PROBLEM DESCRIPTION: Reproduce the listing word for word, leaving every picture behind.
Start of SUPPLIED DATA
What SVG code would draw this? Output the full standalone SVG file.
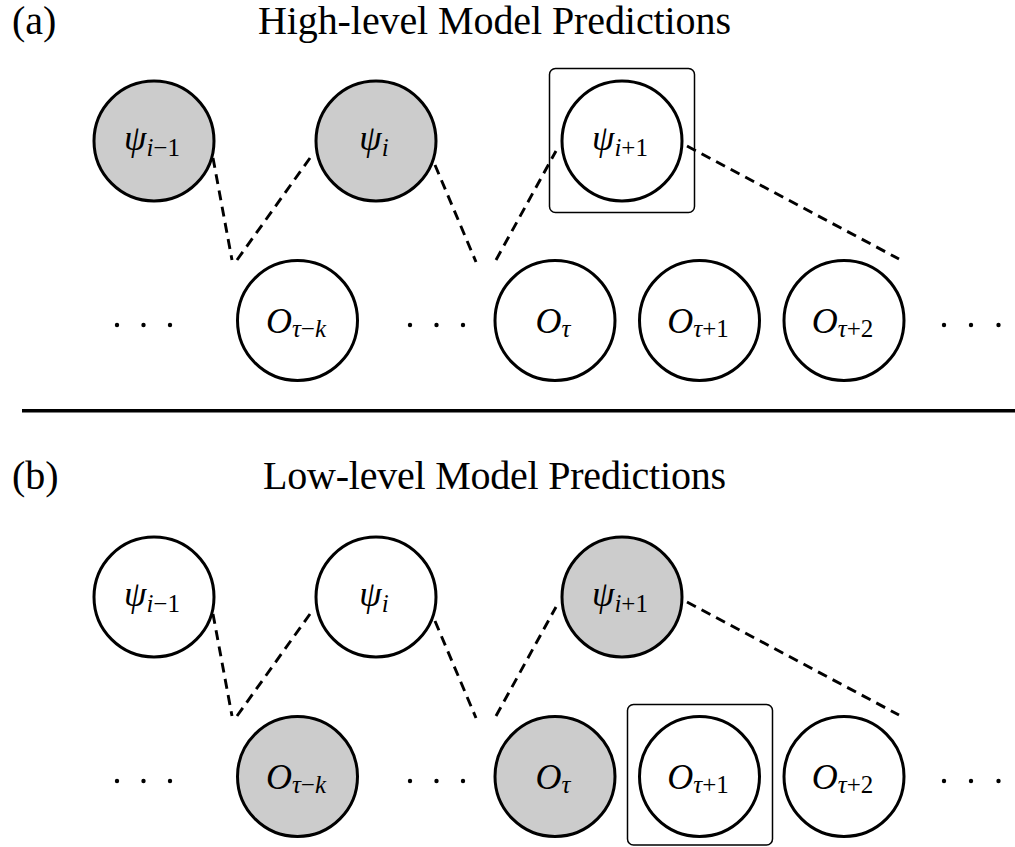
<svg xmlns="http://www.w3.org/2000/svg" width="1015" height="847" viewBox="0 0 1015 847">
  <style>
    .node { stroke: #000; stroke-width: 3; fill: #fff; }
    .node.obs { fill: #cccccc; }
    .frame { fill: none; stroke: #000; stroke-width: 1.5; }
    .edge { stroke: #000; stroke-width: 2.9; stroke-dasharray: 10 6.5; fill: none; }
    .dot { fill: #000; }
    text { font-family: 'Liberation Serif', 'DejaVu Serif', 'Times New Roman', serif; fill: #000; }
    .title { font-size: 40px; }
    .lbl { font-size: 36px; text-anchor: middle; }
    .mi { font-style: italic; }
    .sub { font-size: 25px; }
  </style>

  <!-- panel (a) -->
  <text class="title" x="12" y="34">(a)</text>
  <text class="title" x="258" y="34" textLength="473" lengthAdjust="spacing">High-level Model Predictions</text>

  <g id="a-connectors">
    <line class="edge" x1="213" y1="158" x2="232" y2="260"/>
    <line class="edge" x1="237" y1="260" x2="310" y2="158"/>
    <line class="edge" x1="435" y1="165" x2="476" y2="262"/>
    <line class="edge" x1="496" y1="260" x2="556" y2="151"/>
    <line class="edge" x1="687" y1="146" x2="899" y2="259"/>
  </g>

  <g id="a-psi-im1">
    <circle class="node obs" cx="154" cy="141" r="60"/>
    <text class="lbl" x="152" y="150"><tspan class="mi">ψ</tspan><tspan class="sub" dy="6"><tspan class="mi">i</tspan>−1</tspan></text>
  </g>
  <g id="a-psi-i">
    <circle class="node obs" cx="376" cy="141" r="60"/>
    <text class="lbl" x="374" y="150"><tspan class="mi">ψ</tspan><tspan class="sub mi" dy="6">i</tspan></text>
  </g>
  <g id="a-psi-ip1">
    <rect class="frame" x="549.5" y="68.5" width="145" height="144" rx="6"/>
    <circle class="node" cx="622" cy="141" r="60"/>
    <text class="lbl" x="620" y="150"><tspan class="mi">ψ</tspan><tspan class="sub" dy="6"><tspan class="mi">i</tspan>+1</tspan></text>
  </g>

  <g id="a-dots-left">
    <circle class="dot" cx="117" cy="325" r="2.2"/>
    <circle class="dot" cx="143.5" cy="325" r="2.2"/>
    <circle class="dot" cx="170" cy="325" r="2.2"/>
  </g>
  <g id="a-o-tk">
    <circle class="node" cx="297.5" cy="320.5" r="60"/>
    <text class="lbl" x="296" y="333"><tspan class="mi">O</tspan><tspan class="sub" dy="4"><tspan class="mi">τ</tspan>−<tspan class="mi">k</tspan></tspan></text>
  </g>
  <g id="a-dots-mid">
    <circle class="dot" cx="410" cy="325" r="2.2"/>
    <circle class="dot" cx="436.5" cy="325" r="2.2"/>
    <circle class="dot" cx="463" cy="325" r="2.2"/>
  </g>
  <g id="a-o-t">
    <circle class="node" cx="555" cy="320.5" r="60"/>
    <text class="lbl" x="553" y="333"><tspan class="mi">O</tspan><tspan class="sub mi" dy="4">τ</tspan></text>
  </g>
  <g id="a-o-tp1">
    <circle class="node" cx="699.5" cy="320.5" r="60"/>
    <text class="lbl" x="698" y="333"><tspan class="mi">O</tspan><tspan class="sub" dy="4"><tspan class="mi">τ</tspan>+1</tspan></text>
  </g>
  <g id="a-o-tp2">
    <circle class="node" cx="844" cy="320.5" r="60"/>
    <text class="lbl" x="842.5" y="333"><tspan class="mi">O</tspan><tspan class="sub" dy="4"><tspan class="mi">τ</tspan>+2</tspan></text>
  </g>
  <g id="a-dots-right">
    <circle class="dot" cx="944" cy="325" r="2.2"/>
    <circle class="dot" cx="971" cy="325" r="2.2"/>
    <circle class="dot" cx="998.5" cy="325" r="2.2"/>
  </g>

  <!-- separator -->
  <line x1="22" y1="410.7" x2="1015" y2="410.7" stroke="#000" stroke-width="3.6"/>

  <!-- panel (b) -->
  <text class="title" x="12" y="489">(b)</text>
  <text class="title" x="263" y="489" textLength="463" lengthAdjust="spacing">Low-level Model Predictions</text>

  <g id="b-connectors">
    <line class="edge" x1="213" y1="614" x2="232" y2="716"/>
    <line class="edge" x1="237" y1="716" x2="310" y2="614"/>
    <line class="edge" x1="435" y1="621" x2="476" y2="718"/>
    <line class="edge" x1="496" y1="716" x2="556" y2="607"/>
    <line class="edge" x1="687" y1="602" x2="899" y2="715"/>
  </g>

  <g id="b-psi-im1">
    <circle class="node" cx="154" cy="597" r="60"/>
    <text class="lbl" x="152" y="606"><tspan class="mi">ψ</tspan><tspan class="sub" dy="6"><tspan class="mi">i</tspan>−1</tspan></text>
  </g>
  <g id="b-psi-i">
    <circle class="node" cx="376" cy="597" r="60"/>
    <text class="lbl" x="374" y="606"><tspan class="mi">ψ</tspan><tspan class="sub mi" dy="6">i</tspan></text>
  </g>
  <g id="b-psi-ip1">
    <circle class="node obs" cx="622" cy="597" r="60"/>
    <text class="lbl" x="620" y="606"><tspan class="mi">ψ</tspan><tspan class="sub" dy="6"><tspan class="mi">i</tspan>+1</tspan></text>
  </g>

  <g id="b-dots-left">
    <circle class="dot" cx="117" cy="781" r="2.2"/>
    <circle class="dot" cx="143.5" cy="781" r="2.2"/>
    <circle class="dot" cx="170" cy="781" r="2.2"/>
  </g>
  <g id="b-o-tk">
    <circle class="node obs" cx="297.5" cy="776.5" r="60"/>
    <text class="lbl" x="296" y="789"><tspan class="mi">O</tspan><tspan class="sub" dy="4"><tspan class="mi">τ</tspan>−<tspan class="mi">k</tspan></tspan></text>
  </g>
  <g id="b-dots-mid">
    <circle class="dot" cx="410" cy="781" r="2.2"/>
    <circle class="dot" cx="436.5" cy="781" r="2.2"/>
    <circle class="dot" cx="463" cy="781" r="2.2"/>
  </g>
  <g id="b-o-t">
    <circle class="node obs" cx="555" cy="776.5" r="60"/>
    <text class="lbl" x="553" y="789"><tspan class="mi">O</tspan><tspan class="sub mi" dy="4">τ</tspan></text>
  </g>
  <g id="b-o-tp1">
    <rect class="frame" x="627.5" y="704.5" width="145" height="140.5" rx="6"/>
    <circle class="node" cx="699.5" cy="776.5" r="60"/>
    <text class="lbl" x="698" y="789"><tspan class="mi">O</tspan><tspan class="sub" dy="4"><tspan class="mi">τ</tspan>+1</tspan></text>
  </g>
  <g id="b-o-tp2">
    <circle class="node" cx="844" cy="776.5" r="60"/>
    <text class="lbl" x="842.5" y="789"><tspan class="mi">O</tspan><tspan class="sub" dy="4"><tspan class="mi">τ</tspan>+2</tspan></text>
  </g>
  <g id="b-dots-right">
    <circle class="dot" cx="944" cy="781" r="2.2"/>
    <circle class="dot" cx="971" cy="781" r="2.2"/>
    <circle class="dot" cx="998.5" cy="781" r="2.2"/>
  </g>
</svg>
End of SUPPLIED DATA
RESULT:
What SVG code would draw this? Output the full standalone SVG file.
<svg xmlns="http://www.w3.org/2000/svg" width="1015" height="847" viewBox="0 0 1015 847">
  <style>
    .node { stroke: #000; stroke-width: 3; fill: #fff; }
    .node.obs { fill: #cccccc; }
    .frame { fill: none; stroke: #000; stroke-width: 1.5; }
    .edge { stroke: #000; stroke-width: 2.9; stroke-dasharray: 10 6.5; fill: none; }
    .dot { fill: #000; }
    text { font-family: 'Liberation Serif', 'DejaVu Serif', 'Times New Roman', serif; fill: #000; }
    .title { font-size: 40px; }
    .lbl { font-size: 36px; text-anchor: middle; }
    .mi { font-style: italic; }
    .sub { font-size: 25px; }
  </style>

  <!-- panel (a) -->
  <text class="title" x="12" y="34">(a)</text>
  <text class="title" x="258" y="34" textLength="473" lengthAdjust="spacing">High-level Model Predictions</text>

  <g id="a-connectors">
    <line class="edge" x1="213" y1="158" x2="232" y2="260"/>
    <line class="edge" x1="237" y1="260" x2="310" y2="158"/>
    <line class="edge" x1="435" y1="165" x2="476" y2="262"/>
    <line class="edge" x1="496" y1="260" x2="556" y2="151"/>
    <line class="edge" x1="687" y1="146" x2="899" y2="259"/>
  </g>

  <g id="a-psi-im1">
    <circle class="node obs" cx="154" cy="141" r="60"/>
    <text class="lbl" x="152" y="150"><tspan class="mi">ψ</tspan><tspan class="sub" dy="6"><tspan class="mi">i</tspan>−1</tspan></text>
  </g>
  <g id="a-psi-i">
    <circle class="node obs" cx="376" cy="141" r="60"/>
    <text class="lbl" x="374" y="150"><tspan class="mi">ψ</tspan><tspan class="sub mi" dy="6">i</tspan></text>
  </g>
  <g id="a-psi-ip1">
    <rect class="frame" x="549.5" y="68.5" width="145" height="144" rx="6"/>
    <circle class="node" cx="622" cy="141" r="60"/>
    <text class="lbl" x="620" y="150"><tspan class="mi">ψ</tspan><tspan class="sub" dy="6"><tspan class="mi">i</tspan>+1</tspan></text>
  </g>

  <g id="a-dots-left">
    <circle class="dot" cx="117" cy="325" r="2.2"/>
    <circle class="dot" cx="143.5" cy="325" r="2.2"/>
    <circle class="dot" cx="170" cy="325" r="2.2"/>
  </g>
  <g id="a-o-tk">
    <circle class="node" cx="297.5" cy="320.5" r="60"/>
    <text class="lbl" x="296" y="333"><tspan class="mi">O</tspan><tspan class="sub" dy="4"><tspan class="mi">τ</tspan>−<tspan class="mi">k</tspan></tspan></text>
  </g>
  <g id="a-dots-mid">
    <circle class="dot" cx="410" cy="325" r="2.2"/>
    <circle class="dot" cx="436.5" cy="325" r="2.2"/>
    <circle class="dot" cx="463" cy="325" r="2.2"/>
  </g>
  <g id="a-o-t">
    <circle class="node" cx="555" cy="320.5" r="60"/>
    <text class="lbl" x="553" y="333"><tspan class="mi">O</tspan><tspan class="sub mi" dy="4">τ</tspan></text>
  </g>
  <g id="a-o-tp1">
    <circle class="node" cx="699.5" cy="320.5" r="60"/>
    <text class="lbl" x="698" y="333"><tspan class="mi">O</tspan><tspan class="sub" dy="4"><tspan class="mi">τ</tspan>+1</tspan></text>
  </g>
  <g id="a-o-tp2">
    <circle class="node" cx="844" cy="320.5" r="60"/>
    <text class="lbl" x="842.5" y="333"><tspan class="mi">O</tspan><tspan class="sub" dy="4"><tspan class="mi">τ</tspan>+2</tspan></text>
  </g>
  <g id="a-dots-right">
    <circle class="dot" cx="944" cy="325" r="2.2"/>
    <circle class="dot" cx="971" cy="325" r="2.2"/>
    <circle class="dot" cx="998.5" cy="325" r="2.2"/>
  </g>

  <!-- separator -->
  <line x1="22" y1="410.7" x2="1015" y2="410.7" stroke="#000" stroke-width="3.6"/>

  <!-- panel (b) -->
  <text class="title" x="12" y="489">(b)</text>
  <text class="title" x="263" y="489" textLength="463" lengthAdjust="spacing">Low-level Model Predictions</text>

  <g id="b-connectors">
    <line class="edge" x1="213" y1="614" x2="232" y2="716"/>
    <line class="edge" x1="237" y1="716" x2="310" y2="614"/>
    <line class="edge" x1="435" y1="621" x2="476" y2="718"/>
    <line class="edge" x1="496" y1="716" x2="556" y2="607"/>
    <line class="edge" x1="687" y1="602" x2="899" y2="715"/>
  </g>

  <g id="b-psi-im1">
    <circle class="node" cx="154" cy="597" r="60"/>
    <text class="lbl" x="152" y="606"><tspan class="mi">ψ</tspan><tspan class="sub" dy="6"><tspan class="mi">i</tspan>−1</tspan></text>
  </g>
  <g id="b-psi-i">
    <circle class="node" cx="376" cy="597" r="60"/>
    <text class="lbl" x="374" y="606"><tspan class="mi">ψ</tspan><tspan class="sub mi" dy="6">i</tspan></text>
  </g>
  <g id="b-psi-ip1">
    <circle class="node obs" cx="622" cy="597" r="60"/>
    <text class="lbl" x="620" y="606"><tspan class="mi">ψ</tspan><tspan class="sub" dy="6"><tspan class="mi">i</tspan>+1</tspan></text>
  </g>

  <g id="b-dots-left">
    <circle class="dot" cx="117" cy="781" r="2.2"/>
    <circle class="dot" cx="143.5" cy="781" r="2.2"/>
    <circle class="dot" cx="170" cy="781" r="2.2"/>
  </g>
  <g id="b-o-tk">
    <circle class="node obs" cx="297.5" cy="776.5" r="60"/>
    <text class="lbl" x="296" y="789"><tspan class="mi">O</tspan><tspan class="sub" dy="4"><tspan class="mi">τ</tspan>−<tspan class="mi">k</tspan></tspan></text>
  </g>
  <g id="b-dots-mid">
    <circle class="dot" cx="410" cy="781" r="2.2"/>
    <circle class="dot" cx="436.5" cy="781" r="2.2"/>
    <circle class="dot" cx="463" cy="781" r="2.2"/>
  </g>
  <g id="b-o-t">
    <circle class="node obs" cx="555" cy="776.5" r="60"/>
    <text class="lbl" x="553" y="789"><tspan class="mi">O</tspan><tspan class="sub mi" dy="4">τ</tspan></text>
  </g>
  <g id="b-o-tp1">
    <rect class="frame" x="627.5" y="704.5" width="145" height="140.5" rx="6"/>
    <circle class="node" cx="699.5" cy="776.5" r="60"/>
    <text class="lbl" x="698" y="789"><tspan class="mi">O</tspan><tspan class="sub" dy="4"><tspan class="mi">τ</tspan>+1</tspan></text>
  </g>
  <g id="b-o-tp2">
    <circle class="node" cx="844" cy="776.5" r="60"/>
    <text class="lbl" x="842.5" y="789"><tspan class="mi">O</tspan><tspan class="sub" dy="4"><tspan class="mi">τ</tspan>+2</tspan></text>
  </g>
  <g id="b-dots-right">
    <circle class="dot" cx="944" cy="781" r="2.2"/>
    <circle class="dot" cx="971" cy="781" r="2.2"/>
    <circle class="dot" cx="998.5" cy="781" r="2.2"/>
  </g>
</svg>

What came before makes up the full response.